Commentary
The burning of Aaron Bushnell
Aaron, with his extreme courage, sent a direct message to the Biden administration, which is vetoing the U.N. resolutions for a ceasefire.
Aaron Bushnell was 25 years old. He was a soldier in the U.S. Air Force. And, while his fellow soldiers were busy strapping bombs to jets taking off from aircraft carriers to kill Houthis in various places in Yemen, the Pasdaran in Syria and the Sunnis in Iraq (which have all mobilized with the aim of countering the Israeli “pressure” wreaking havoc in Gaza) he carried out a gesture so egregious and beyond any division between ally and enemy that the immediate reaction from many actors was to try to silence it or reduce it to “mental health issues” – as if wanting Palestine to be free was a sign of insanity.
This is not the first time something like this has happened: a young American set himself on fire in 1991 against the Iraq war, and in December 2023 another did the same in Atlanta for Palestine. But Aaron put on his military uniform and walked to the Israeli embassy in Washington, announcing on social media that he would “no longer be complicit in genocide” and that he was ready to commit “an extreme act of protest. But compared to what people have been experiencing in Palestine at the hands of their colonizers, it’s not extreme at all.”
He arrived in front of the embassy without arousing suspicion in his U.S. military uniform, put on his service cap as if he were on parade, and doused his body with flammable liquid from the canteen he was holding. Finally, he pulled out the ubiquitous Zippo lighter – how many times in American movies have we seen this routine gesture, almost a tic, associated with the “glorious” normalcy of war? – and struck up the flame. And, as an officer pointlessly held him at gunpoint, he set himself on fire, shouting “Free Palestine” over and over until he died.
Like the Buddhist monks in Saigon in the late 1960s against the U.S. war in Vietnam, and like Jan Palach against the normalization of the Prague Spring.
Just like back then, we have a duty to shout out the words of the poet Jaroslav Seifert: “You who are resolved to die, stop!” For there must be another way to stop the slaughter in Gaza. But what is it?
Aaron, with his extreme courage, sent a direct message to the Biden administration, which is vetoing the U.N. resolutions for a ceasefire; which is denying the evidence of the “plausible genocide” for which Israel is on the stand as defendant before the Hague Court; which is also glossing over the truth about the occupied Palestinian territories; which has suspended aid to the UNRWA, the only body that has been aiding Palestinians for 75 years; and which – with the obsequious subservience of Italy, among others – is starting a new war, in Yemen, without seeing that the conflict has arisen in reaction to the ongoing slaughter in Gaza, and that it ought to end that one instead of igniting another.

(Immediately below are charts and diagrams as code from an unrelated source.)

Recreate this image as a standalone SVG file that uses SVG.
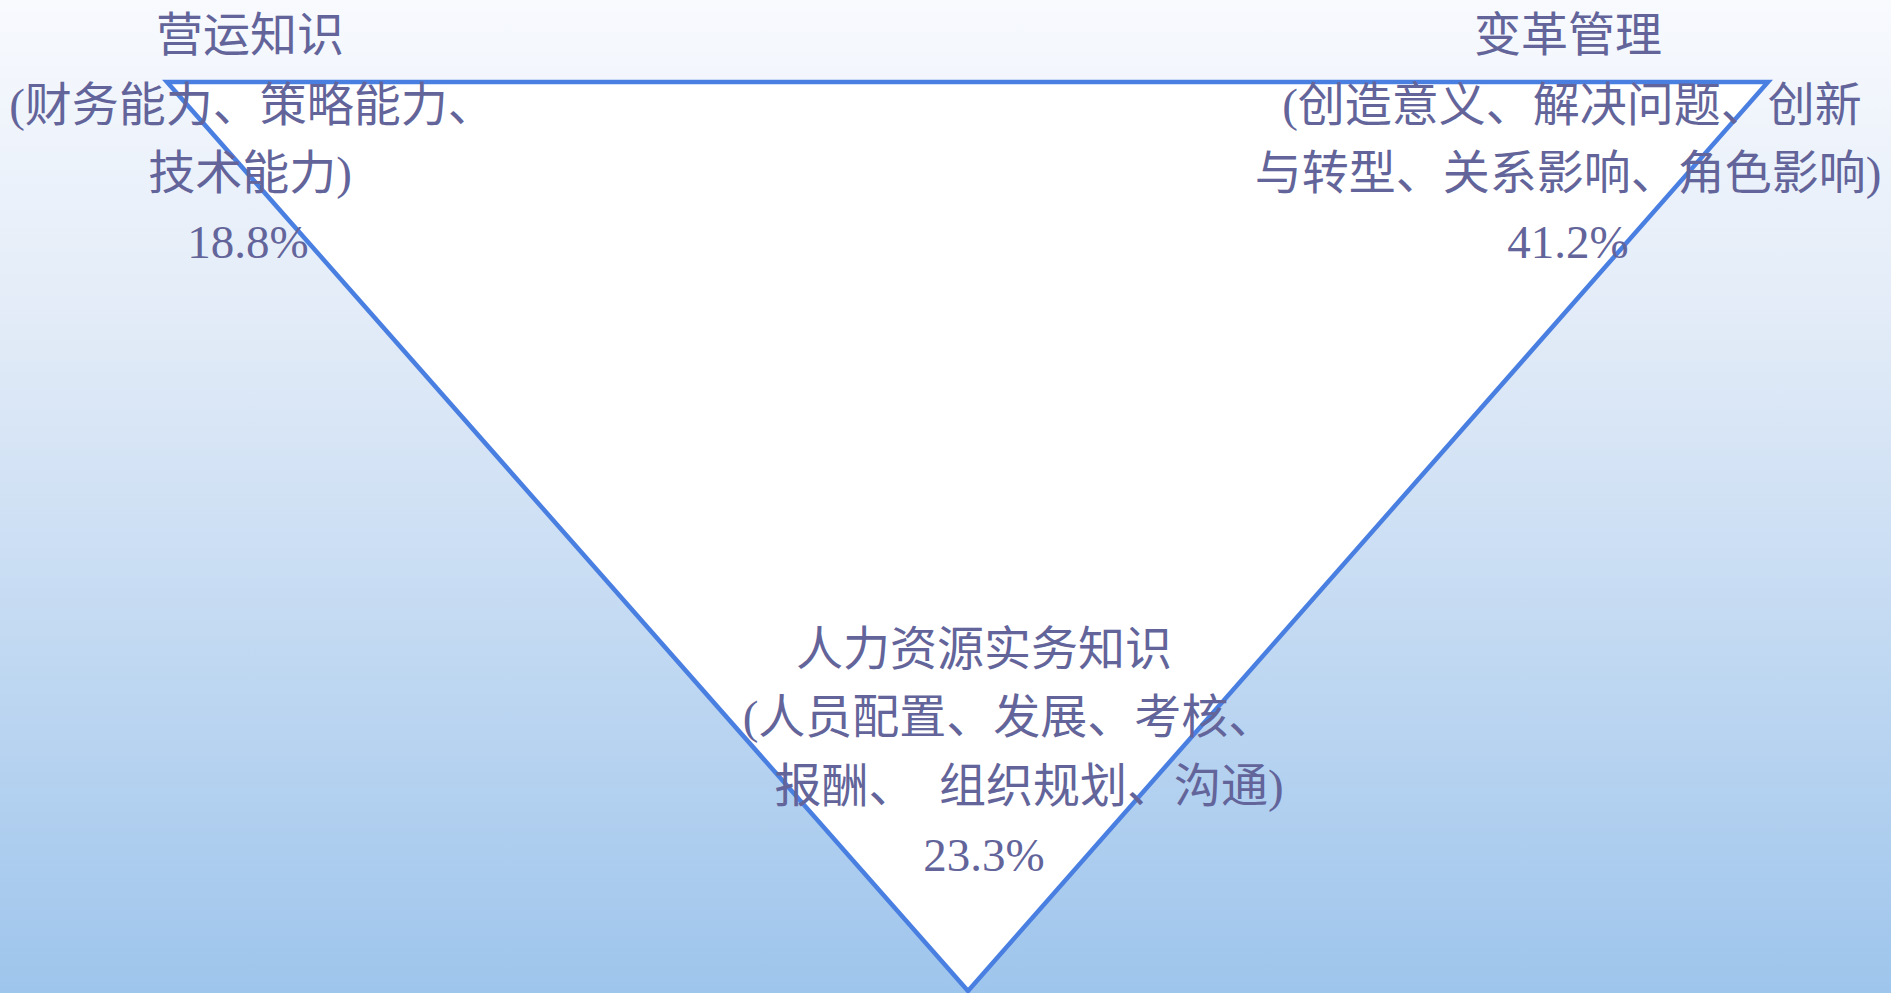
<svg xmlns="http://www.w3.org/2000/svg" width="1891" height="993" viewBox="0 0 1891 993">
<defs>
<linearGradient id="bg" x1="0" y1="0" x2="0" y2="1">
<stop offset="0" stop-color="#f8fafe"/>
<stop offset="0.35" stop-color="#e0eaf7"/>
<stop offset="1" stop-color="#9ec5ec"/>
</linearGradient>
<style>
.t{font-family:"Liberation Serif","Noto Sans CJK SC",serif;font-size:47px;fill:#62649a;text-anchor:middle}
.tri{fill:#ffffff;stroke:#4a7fe2;stroke-width:4.5;stroke-linejoin:miter}
</style>
</defs>
<rect x="0" y="0" width="1891" height="993" fill="url(#bg)"/>
<g id="connectors">
<polygon id="triangle" class="tri" points="167,82 1768,82 968,991"/>
</g>
<g id="node-ops">
<text class="t" x="250" y="51">营运知识</text>
<text class="t" x="252" y="121">(财务能力、策略能力、</text>
<text class="t" x="250" y="189">技术能力)</text>
<text class="t" x="248" y="258">18.8%</text>
</g>
<g id="node-change">
<text class="t" x="1568" y="51">变革管理</text>
<text class="t" x="1572" y="121">(创造意义、解决问题、创新</text>
<text class="t" x="1568" y="189">与转型、关系影响、角色影响)</text>
<text class="t" x="1568" y="258">41.2%</text>
</g>
<g id="node-hr">
<text class="t" x="984" y="665">人力资源实务知识</text>
<text class="t" x="1009" y="733">(人员配置、发展、考核、</text>
<text class="t" x="1029" y="802">报酬、　组织规划、沟通)</text>
<text class="t" x="984" y="871">23.3%</text>
</g>
</svg>
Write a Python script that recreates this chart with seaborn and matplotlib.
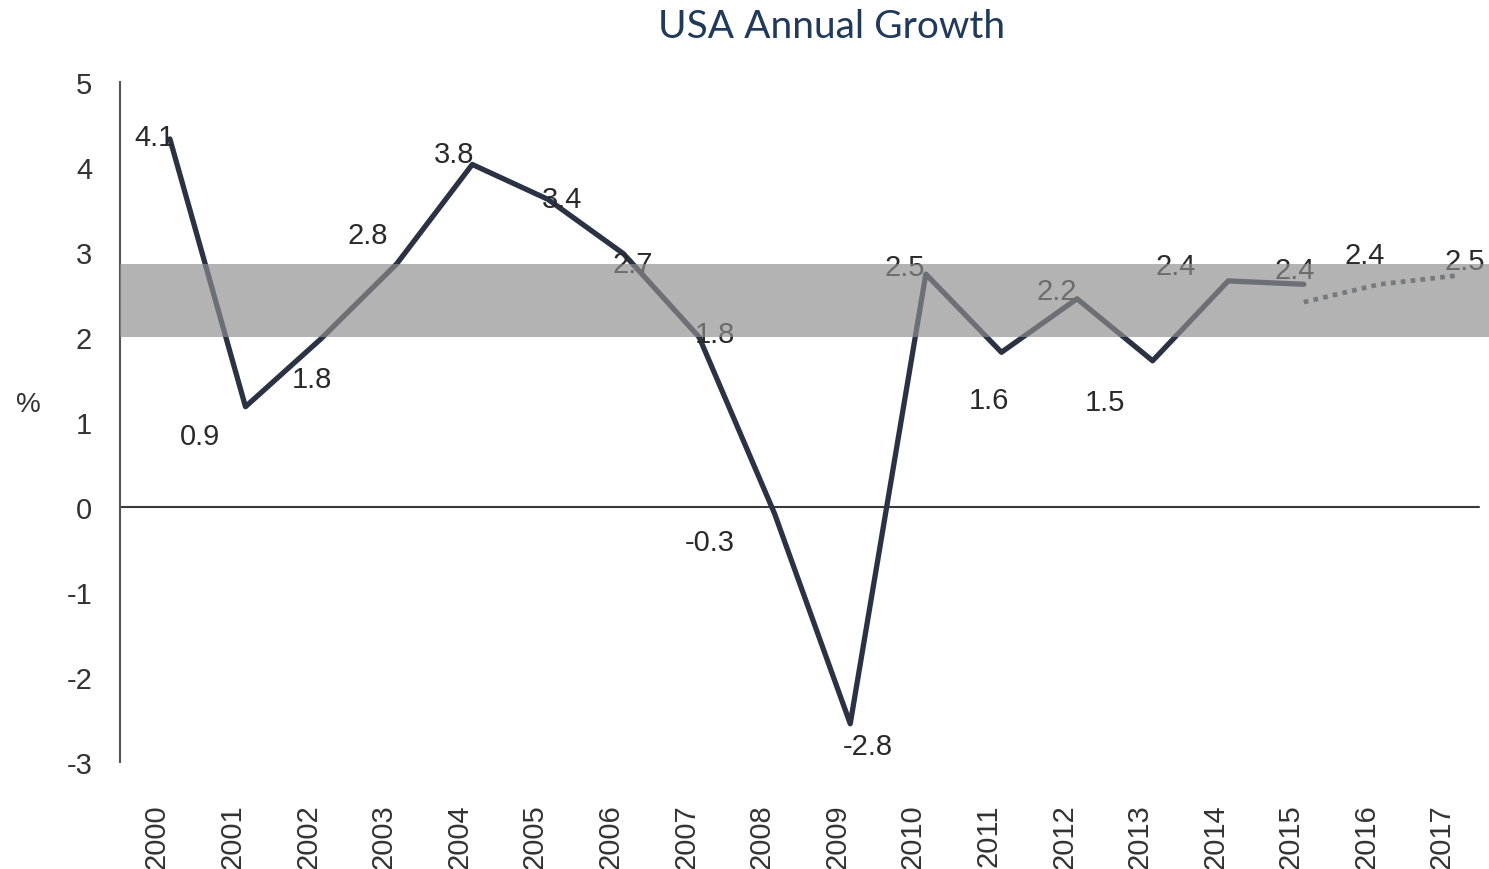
import matplotlib
matplotlib.use("Agg")
import matplotlib.pyplot as plt
import matplotlib.transforms as mtransforms
import pandas as pd
import seaborn as sns

# data
years = ["2000", "2001", "2002", "2003", "2004", "2005", "2006", "2007", "2008",
         "2009", "2010", "2011", "2012", "2013", "2014", "2015", "2016", "2017"]
# drawn line (solid part, 2000-2015)
actual = [4.33, 1.18, 1.98, 2.86, 4.03, 3.62, 2.98, 2.0, -0.08,
          -2.55, 2.74, 1.82, 2.45, 1.72, 2.66, 2.62]
# forecast (dotted part, 2015-2017)
forecast_years = ["2015", "2016", "2017"]
forecast = [2.41, 2.62, 2.72]
# printed value labels
labels = ["4.1", "0.9", "1.8", "2.8", "3.8", "3.4", "2.7", "1.8", "-0.3",
          "-2.8", "2.5", "1.6", "2.2", "1.5", "2.4", "2.4", "2.4", "2.5"]
band_low, band_high = 2.0, 2.86

# label offsets from the line points, pixels
label_offsets = [(-15, 2), (-45, -29), (-9, -40), (-29, 29), (-18, 10), (14, 0),
                 (9, -10), (16, 3), (-65, -28), (18, -22), (-21, 7), (-12, -48),
                 (-20, 8), (-48, -41), (-53, 15), (-9, 14), (-15, 29), (10, 15)]

df = pd.DataFrame({"x": range(len(actual)), "growth": actual})
df_fc = pd.DataFrame({"x": [years.index(y) for y in forecast_years], "growth": forecast})

sns.set_style("white")
plt.rcParams["font.family"] = ["Liberation Sans", "DejaVu Sans"]

fig = plt.figure(figsize=(14.89, 8.70), dpi=100)
ax = fig.add_axes([120 / 1489, 107 / 870, 1369 / 1489, 680 / 870])

navy = "#2a3243"
sns.lineplot(data=df, x="x", y="growth", ax=ax, color=navy, lw=3.8, zorder=3)
sns.lineplot(data=df_fc, x="x", y="growth", ax=ax, color="#4a5160", lw=3.4,
             linestyle=(0, (1, 1.1)), zorder=3)

ax.axhline(0, xmax=0.993, color="#3a3a3a", lw=1.5, zorder=2)
ax.axhspan(band_low, band_high, color="#8e8e8e", alpha=0.67, lw=0, zorder=5)

point_y = actual + forecast[1:]
for i, (txt, (dx, dy)) in enumerate(zip(labels, label_offsets)):
    ax.annotate(txt, (i, point_y[i]), xytext=(dx, dy), textcoords="offset pixels",
                ha="center", va="center", fontsize=21, color="#2a2a2a", zorder=4)

ax.set_xlim(-0.66, 17.45)
ax.set_ylim(-3, 5)
ax.set_yticks(range(-3, 6))
ax.set_yticklabels([str(v) for v in range(-3, 6)], fontsize=21, color="#333333")
ax.set_xticks(range(len(years)))
ax.set_xticklabels(years, rotation=90, fontsize=21, color="#333333")
ax.tick_params(axis="y", length=0, pad=20)
ax.tick_params(axis="x", length=0, pad=30)
shift = mtransforms.ScaledTranslation(-13 / 100, 0, fig.dpi_scale_trans)
for lab in ax.get_xticklabels():
    lab.set_transform(lab.get_transform() + shift)

ax.set_xlabel("")
ax.set_ylabel("")
for side in ["top", "right", "bottom"]:
    ax.spines[side].set_visible(False)
ax.spines["left"].set_color("#555555")
ax.spines["left"].set_linewidth(1.5)

fig.text(28 / 1489, 1 - 405 / 870, "%", fontsize=20, color="#333333",
         ha="center", va="center")
fig.text(832 / 1489, 1 - 27 / 870, "USA Annual Growth", fontsize=28,
         family=["Lato", "DejaVu Sans"], color="#213a5c", ha="center", va="center")

fig.savefig("out.png", dpi=100)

We realize that we are out of step with “mainstream journalism,” the kind that buries the real news, because now everyone is touting the soon-to-be Hamas-Israel agreement – a win for the diplomacy of the victors, which has allowed Netanyahu to perpetrate the disproportional slaughter in revenge for the October 7 massacre. Aaron did not trust the politicians’ words; he knew for sure that, sadly, given the disparity of forces and the indiscriminate devastation of the Strip, the litany of civilian deaths will not end with the pretend handshakes of the powerful.
This is what he wanted to devote his young life to, his destroyed body joining the ranks of thousands of murdered Palestinian civilians who ended up in mass graves. A lesson also for the rulers and citizens of our little land formerly known as the “beautiful country,” which represses those who are taking to the streets and shouting “Free Palestine.”